* [Problem requirements]
Pictures aside, quote the whole listing exactly.

## begin

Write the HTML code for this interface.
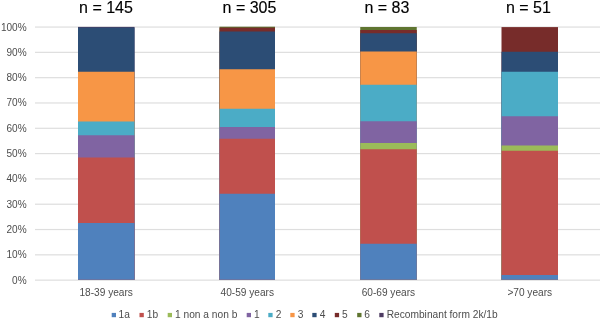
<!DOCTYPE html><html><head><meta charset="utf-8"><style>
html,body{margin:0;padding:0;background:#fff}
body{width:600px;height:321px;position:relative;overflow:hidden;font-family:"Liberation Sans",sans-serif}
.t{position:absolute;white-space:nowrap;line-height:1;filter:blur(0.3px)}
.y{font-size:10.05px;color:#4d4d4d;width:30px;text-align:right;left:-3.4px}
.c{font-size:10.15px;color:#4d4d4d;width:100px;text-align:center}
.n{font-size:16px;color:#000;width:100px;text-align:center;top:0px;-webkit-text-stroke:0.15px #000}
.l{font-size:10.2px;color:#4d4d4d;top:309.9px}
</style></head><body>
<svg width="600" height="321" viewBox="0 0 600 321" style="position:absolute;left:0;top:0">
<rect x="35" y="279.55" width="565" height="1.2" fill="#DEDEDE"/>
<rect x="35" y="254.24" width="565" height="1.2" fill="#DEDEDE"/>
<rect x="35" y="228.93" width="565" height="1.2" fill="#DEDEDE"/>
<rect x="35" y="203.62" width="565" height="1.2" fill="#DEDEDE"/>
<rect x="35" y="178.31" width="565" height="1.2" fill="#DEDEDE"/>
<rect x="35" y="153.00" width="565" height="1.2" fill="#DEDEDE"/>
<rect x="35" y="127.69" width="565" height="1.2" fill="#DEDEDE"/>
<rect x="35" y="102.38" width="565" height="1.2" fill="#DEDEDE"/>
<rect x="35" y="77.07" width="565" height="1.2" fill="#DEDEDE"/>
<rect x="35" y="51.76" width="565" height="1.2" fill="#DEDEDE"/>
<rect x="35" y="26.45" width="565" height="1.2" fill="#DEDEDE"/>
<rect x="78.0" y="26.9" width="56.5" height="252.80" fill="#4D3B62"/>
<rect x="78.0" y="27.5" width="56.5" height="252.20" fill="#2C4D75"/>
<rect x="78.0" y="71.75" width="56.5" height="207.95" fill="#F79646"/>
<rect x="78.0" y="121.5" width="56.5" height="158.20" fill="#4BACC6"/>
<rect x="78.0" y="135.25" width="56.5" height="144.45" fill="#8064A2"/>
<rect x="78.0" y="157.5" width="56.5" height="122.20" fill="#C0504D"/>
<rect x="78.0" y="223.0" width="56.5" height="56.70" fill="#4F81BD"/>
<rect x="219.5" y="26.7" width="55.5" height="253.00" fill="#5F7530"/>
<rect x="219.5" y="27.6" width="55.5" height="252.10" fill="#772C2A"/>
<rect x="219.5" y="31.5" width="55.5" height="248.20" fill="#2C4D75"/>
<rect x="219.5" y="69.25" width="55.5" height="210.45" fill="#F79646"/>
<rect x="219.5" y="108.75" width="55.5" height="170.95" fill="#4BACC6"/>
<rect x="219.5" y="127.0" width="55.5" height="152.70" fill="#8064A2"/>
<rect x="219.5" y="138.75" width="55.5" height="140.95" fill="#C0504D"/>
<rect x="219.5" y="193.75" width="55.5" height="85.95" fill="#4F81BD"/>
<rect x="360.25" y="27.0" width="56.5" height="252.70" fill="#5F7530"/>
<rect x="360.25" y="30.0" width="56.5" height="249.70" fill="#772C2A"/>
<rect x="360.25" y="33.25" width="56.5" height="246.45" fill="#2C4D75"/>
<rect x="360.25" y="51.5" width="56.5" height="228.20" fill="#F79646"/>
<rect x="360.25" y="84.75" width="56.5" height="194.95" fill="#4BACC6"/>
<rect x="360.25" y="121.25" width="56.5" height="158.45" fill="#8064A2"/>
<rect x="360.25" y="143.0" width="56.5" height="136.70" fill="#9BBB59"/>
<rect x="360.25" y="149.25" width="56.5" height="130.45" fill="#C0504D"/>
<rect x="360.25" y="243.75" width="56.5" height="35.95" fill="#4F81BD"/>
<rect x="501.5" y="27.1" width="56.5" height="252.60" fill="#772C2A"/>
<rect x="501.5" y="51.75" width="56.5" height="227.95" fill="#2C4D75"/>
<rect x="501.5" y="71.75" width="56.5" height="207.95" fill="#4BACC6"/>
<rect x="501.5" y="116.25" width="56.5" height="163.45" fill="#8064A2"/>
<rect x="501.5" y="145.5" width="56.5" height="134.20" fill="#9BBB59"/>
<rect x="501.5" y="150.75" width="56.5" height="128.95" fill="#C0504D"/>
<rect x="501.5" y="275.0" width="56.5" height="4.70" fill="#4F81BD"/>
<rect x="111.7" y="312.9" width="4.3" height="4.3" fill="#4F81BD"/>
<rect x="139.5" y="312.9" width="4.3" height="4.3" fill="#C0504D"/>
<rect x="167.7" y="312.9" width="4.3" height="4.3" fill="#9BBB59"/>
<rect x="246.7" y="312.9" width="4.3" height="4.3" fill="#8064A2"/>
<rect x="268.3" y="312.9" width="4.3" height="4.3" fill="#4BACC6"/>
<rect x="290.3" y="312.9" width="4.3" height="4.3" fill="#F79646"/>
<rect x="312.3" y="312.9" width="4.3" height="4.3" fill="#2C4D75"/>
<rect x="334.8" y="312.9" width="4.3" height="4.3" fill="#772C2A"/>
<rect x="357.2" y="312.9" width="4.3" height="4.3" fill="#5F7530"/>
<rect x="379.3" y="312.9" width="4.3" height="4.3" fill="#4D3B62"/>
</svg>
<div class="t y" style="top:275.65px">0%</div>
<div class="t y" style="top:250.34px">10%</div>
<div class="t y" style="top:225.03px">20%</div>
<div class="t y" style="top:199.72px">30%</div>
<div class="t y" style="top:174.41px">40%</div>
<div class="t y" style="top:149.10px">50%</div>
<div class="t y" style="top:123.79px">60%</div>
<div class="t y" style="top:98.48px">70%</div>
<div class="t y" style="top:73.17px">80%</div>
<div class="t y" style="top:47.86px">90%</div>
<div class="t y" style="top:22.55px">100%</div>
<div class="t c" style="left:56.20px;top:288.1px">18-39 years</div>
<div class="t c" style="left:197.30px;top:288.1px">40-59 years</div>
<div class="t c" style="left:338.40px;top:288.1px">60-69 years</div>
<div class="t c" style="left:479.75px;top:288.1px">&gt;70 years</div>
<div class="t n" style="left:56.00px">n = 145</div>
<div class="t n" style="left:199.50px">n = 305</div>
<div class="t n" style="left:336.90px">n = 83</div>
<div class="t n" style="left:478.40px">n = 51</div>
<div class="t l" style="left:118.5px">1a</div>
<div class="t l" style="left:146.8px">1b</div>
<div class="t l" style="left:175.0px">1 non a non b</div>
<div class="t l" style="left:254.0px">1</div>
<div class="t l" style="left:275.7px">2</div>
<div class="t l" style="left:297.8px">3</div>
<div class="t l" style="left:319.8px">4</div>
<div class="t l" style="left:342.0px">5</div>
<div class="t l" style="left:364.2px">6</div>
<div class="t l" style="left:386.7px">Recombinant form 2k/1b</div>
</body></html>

## end

* [Task output]
Write the HTML code for this interface.
<!DOCTYPE html><html><head><meta charset="utf-8"><style>
html,body{margin:0;padding:0;background:#fff}
body{width:600px;height:321px;position:relative;overflow:hidden;font-family:"Liberation Sans",sans-serif}
.t{position:absolute;white-space:nowrap;line-height:1;filter:blur(0.3px)}
.y{font-size:10.05px;color:#4d4d4d;width:30px;text-align:right;left:-3.4px}
.c{font-size:10.15px;color:#4d4d4d;width:100px;text-align:center}
.n{font-size:16px;color:#000;width:100px;text-align:center;top:0px;-webkit-text-stroke:0.15px #000}
.l{font-size:10.2px;color:#4d4d4d;top:309.9px}
</style></head><body>
<svg width="600" height="321" viewBox="0 0 600 321" style="position:absolute;left:0;top:0">
<rect x="35" y="279.55" width="565" height="1.2" fill="#DEDEDE"/>
<rect x="35" y="254.24" width="565" height="1.2" fill="#DEDEDE"/>
<rect x="35" y="228.93" width="565" height="1.2" fill="#DEDEDE"/>
<rect x="35" y="203.62" width="565" height="1.2" fill="#DEDEDE"/>
<rect x="35" y="178.31" width="565" height="1.2" fill="#DEDEDE"/>
<rect x="35" y="153.00" width="565" height="1.2" fill="#DEDEDE"/>
<rect x="35" y="127.69" width="565" height="1.2" fill="#DEDEDE"/>
<rect x="35" y="102.38" width="565" height="1.2" fill="#DEDEDE"/>
<rect x="35" y="77.07" width="565" height="1.2" fill="#DEDEDE"/>
<rect x="35" y="51.76" width="565" height="1.2" fill="#DEDEDE"/>
<rect x="35" y="26.45" width="565" height="1.2" fill="#DEDEDE"/>
<rect x="78.0" y="26.9" width="56.5" height="252.80" fill="#4D3B62"/>
<rect x="78.0" y="27.5" width="56.5" height="252.20" fill="#2C4D75"/>
<rect x="78.0" y="71.75" width="56.5" height="207.95" fill="#F79646"/>
<rect x="78.0" y="121.5" width="56.5" height="158.20" fill="#4BACC6"/>
<rect x="78.0" y="135.25" width="56.5" height="144.45" fill="#8064A2"/>
<rect x="78.0" y="157.5" width="56.5" height="122.20" fill="#C0504D"/>
<rect x="78.0" y="223.0" width="56.5" height="56.70" fill="#4F81BD"/>
<rect x="219.5" y="26.7" width="55.5" height="253.00" fill="#5F7530"/>
<rect x="219.5" y="27.6" width="55.5" height="252.10" fill="#772C2A"/>
<rect x="219.5" y="31.5" width="55.5" height="248.20" fill="#2C4D75"/>
<rect x="219.5" y="69.25" width="55.5" height="210.45" fill="#F79646"/>
<rect x="219.5" y="108.75" width="55.5" height="170.95" fill="#4BACC6"/>
<rect x="219.5" y="127.0" width="55.5" height="152.70" fill="#8064A2"/>
<rect x="219.5" y="138.75" width="55.5" height="140.95" fill="#C0504D"/>
<rect x="219.5" y="193.75" width="55.5" height="85.95" fill="#4F81BD"/>
<rect x="360.25" y="27.0" width="56.5" height="252.70" fill="#5F7530"/>
<rect x="360.25" y="30.0" width="56.5" height="249.70" fill="#772C2A"/>
<rect x="360.25" y="33.25" width="56.5" height="246.45" fill="#2C4D75"/>
<rect x="360.25" y="51.5" width="56.5" height="228.20" fill="#F79646"/>
<rect x="360.25" y="84.75" width="56.5" height="194.95" fill="#4BACC6"/>
<rect x="360.25" y="121.25" width="56.5" height="158.45" fill="#8064A2"/>
<rect x="360.25" y="143.0" width="56.5" height="136.70" fill="#9BBB59"/>
<rect x="360.25" y="149.25" width="56.5" height="130.45" fill="#C0504D"/>
<rect x="360.25" y="243.75" width="56.5" height="35.95" fill="#4F81BD"/>
<rect x="501.5" y="27.1" width="56.5" height="252.60" fill="#772C2A"/>
<rect x="501.5" y="51.75" width="56.5" height="227.95" fill="#2C4D75"/>
<rect x="501.5" y="71.75" width="56.5" height="207.95" fill="#4BACC6"/>
<rect x="501.5" y="116.25" width="56.5" height="163.45" fill="#8064A2"/>
<rect x="501.5" y="145.5" width="56.5" height="134.20" fill="#9BBB59"/>
<rect x="501.5" y="150.75" width="56.5" height="128.95" fill="#C0504D"/>
<rect x="501.5" y="275.0" width="56.5" height="4.70" fill="#4F81BD"/>
<rect x="111.7" y="312.9" width="4.3" height="4.3" fill="#4F81BD"/>
<rect x="139.5" y="312.9" width="4.3" height="4.3" fill="#C0504D"/>
<rect x="167.7" y="312.9" width="4.3" height="4.3" fill="#9BBB59"/>
<rect x="246.7" y="312.9" width="4.3" height="4.3" fill="#8064A2"/>
<rect x="268.3" y="312.9" width="4.3" height="4.3" fill="#4BACC6"/>
<rect x="290.3" y="312.9" width="4.3" height="4.3" fill="#F79646"/>
<rect x="312.3" y="312.9" width="4.3" height="4.3" fill="#2C4D75"/>
<rect x="334.8" y="312.9" width="4.3" height="4.3" fill="#772C2A"/>
<rect x="357.2" y="312.9" width="4.3" height="4.3" fill="#5F7530"/>
<rect x="379.3" y="312.9" width="4.3" height="4.3" fill="#4D3B62"/>
</svg>
<div class="t y" style="top:275.65px">0%</div>
<div class="t y" style="top:250.34px">10%</div>
<div class="t y" style="top:225.03px">20%</div>
<div class="t y" style="top:199.72px">30%</div>
<div class="t y" style="top:174.41px">40%</div>
<div class="t y" style="top:149.10px">50%</div>
<div class="t y" style="top:123.79px">60%</div>
<div class="t y" style="top:98.48px">70%</div>
<div class="t y" style="top:73.17px">80%</div>
<div class="t y" style="top:47.86px">90%</div>
<div class="t y" style="top:22.55px">100%</div>
<div class="t c" style="left:56.20px;top:288.1px">18-39 years</div>
<div class="t c" style="left:197.30px;top:288.1px">40-59 years</div>
<div class="t c" style="left:338.40px;top:288.1px">60-69 years</div>
<div class="t c" style="left:479.75px;top:288.1px">&gt;70 years</div>
<div class="t n" style="left:56.00px">n = 145</div>
<div class="t n" style="left:199.50px">n = 305</div>
<div class="t n" style="left:336.90px">n = 83</div>
<div class="t n" style="left:478.40px">n = 51</div>
<div class="t l" style="left:118.5px">1a</div>
<div class="t l" style="left:146.8px">1b</div>
<div class="t l" style="left:175.0px">1 non a non b</div>
<div class="t l" style="left:254.0px">1</div>
<div class="t l" style="left:275.7px">2</div>
<div class="t l" style="left:297.8px">3</div>
<div class="t l" style="left:319.8px">4</div>
<div class="t l" style="left:342.0px">5</div>
<div class="t l" style="left:364.2px">6</div>
<div class="t l" style="left:386.7px">Recombinant form 2k/1b</div>
</body></html>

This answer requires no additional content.